## begin

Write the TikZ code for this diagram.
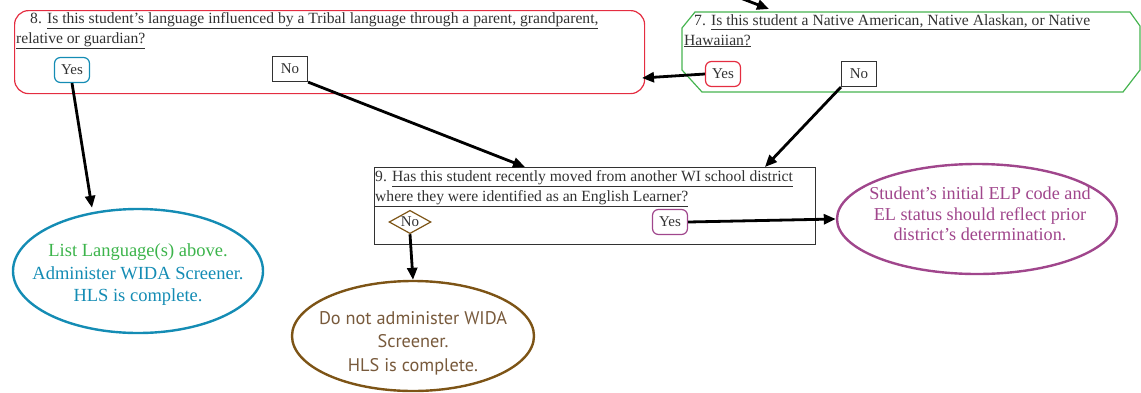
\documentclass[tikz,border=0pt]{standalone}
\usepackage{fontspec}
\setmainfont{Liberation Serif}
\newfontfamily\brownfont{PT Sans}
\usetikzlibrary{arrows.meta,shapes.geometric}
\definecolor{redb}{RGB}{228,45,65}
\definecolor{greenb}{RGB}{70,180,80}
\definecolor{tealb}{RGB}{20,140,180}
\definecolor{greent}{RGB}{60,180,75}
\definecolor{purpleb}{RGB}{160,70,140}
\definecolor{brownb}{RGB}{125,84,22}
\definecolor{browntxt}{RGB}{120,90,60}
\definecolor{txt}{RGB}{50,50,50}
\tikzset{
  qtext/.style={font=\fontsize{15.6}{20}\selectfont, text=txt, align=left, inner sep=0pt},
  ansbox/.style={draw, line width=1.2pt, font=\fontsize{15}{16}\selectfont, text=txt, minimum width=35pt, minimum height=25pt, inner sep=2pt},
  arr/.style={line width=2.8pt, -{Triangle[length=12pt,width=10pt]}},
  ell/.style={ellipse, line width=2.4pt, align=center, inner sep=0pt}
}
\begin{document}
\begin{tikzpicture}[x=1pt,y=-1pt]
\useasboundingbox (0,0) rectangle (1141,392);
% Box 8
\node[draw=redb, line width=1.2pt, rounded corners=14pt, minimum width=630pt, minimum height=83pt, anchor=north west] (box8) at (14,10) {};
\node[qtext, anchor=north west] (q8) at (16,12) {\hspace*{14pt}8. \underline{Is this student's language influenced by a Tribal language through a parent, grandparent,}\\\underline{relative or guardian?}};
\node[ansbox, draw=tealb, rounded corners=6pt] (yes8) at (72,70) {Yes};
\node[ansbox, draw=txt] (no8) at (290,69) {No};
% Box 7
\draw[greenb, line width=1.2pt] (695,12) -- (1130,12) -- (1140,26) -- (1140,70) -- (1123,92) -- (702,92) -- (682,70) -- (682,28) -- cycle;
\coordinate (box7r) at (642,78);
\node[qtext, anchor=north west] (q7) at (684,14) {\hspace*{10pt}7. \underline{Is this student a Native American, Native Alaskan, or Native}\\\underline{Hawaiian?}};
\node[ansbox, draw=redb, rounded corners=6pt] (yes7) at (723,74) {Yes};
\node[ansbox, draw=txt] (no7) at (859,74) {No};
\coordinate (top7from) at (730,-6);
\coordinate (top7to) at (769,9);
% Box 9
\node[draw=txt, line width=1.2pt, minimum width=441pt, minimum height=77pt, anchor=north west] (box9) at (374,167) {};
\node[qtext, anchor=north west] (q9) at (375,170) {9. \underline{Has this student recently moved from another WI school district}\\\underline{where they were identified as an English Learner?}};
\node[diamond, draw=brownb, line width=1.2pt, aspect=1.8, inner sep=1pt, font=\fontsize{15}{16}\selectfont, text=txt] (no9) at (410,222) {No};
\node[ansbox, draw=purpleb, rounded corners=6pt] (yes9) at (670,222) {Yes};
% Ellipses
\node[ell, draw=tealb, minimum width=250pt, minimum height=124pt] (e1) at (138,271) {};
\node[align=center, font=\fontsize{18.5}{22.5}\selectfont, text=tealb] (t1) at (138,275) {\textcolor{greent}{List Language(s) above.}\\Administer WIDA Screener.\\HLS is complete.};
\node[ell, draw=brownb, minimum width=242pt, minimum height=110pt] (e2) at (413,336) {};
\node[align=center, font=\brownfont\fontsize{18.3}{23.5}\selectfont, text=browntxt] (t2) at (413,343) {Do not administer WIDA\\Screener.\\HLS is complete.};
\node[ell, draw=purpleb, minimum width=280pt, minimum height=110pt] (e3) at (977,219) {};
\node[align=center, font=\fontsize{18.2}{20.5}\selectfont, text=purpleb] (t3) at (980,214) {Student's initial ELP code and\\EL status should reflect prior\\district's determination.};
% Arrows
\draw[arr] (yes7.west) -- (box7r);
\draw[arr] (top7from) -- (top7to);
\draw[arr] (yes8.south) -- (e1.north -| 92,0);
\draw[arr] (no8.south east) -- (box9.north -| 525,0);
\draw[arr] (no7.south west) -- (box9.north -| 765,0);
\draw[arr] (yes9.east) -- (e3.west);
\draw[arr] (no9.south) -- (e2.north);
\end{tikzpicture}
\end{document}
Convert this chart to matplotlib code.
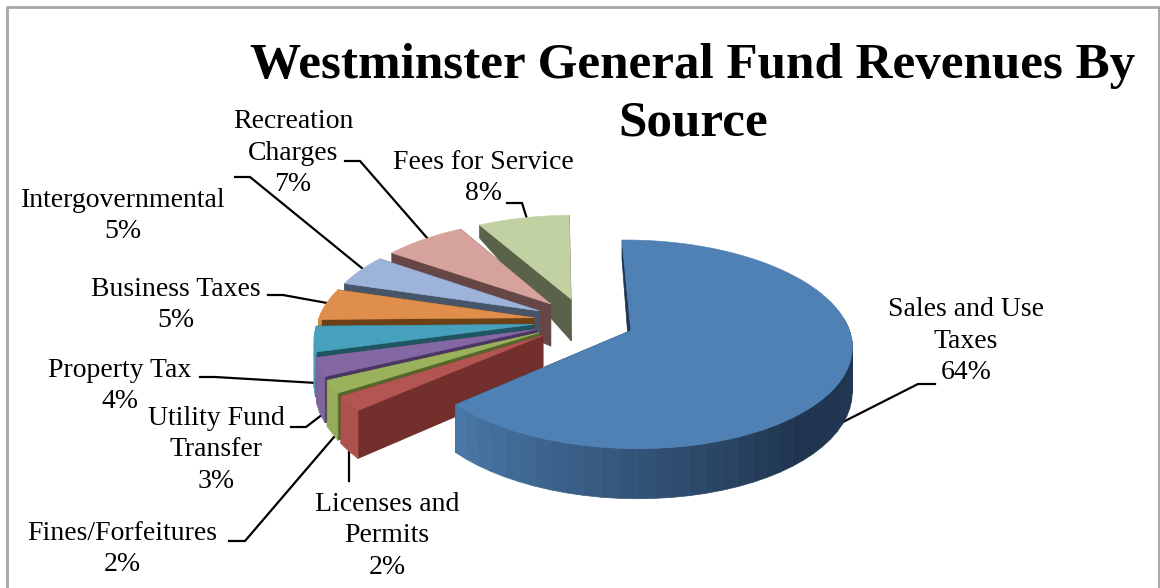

## end

# Task details:
How many lines in the records above contain the word "code"? Reply with the number alone.

# Reply to the exercise:
3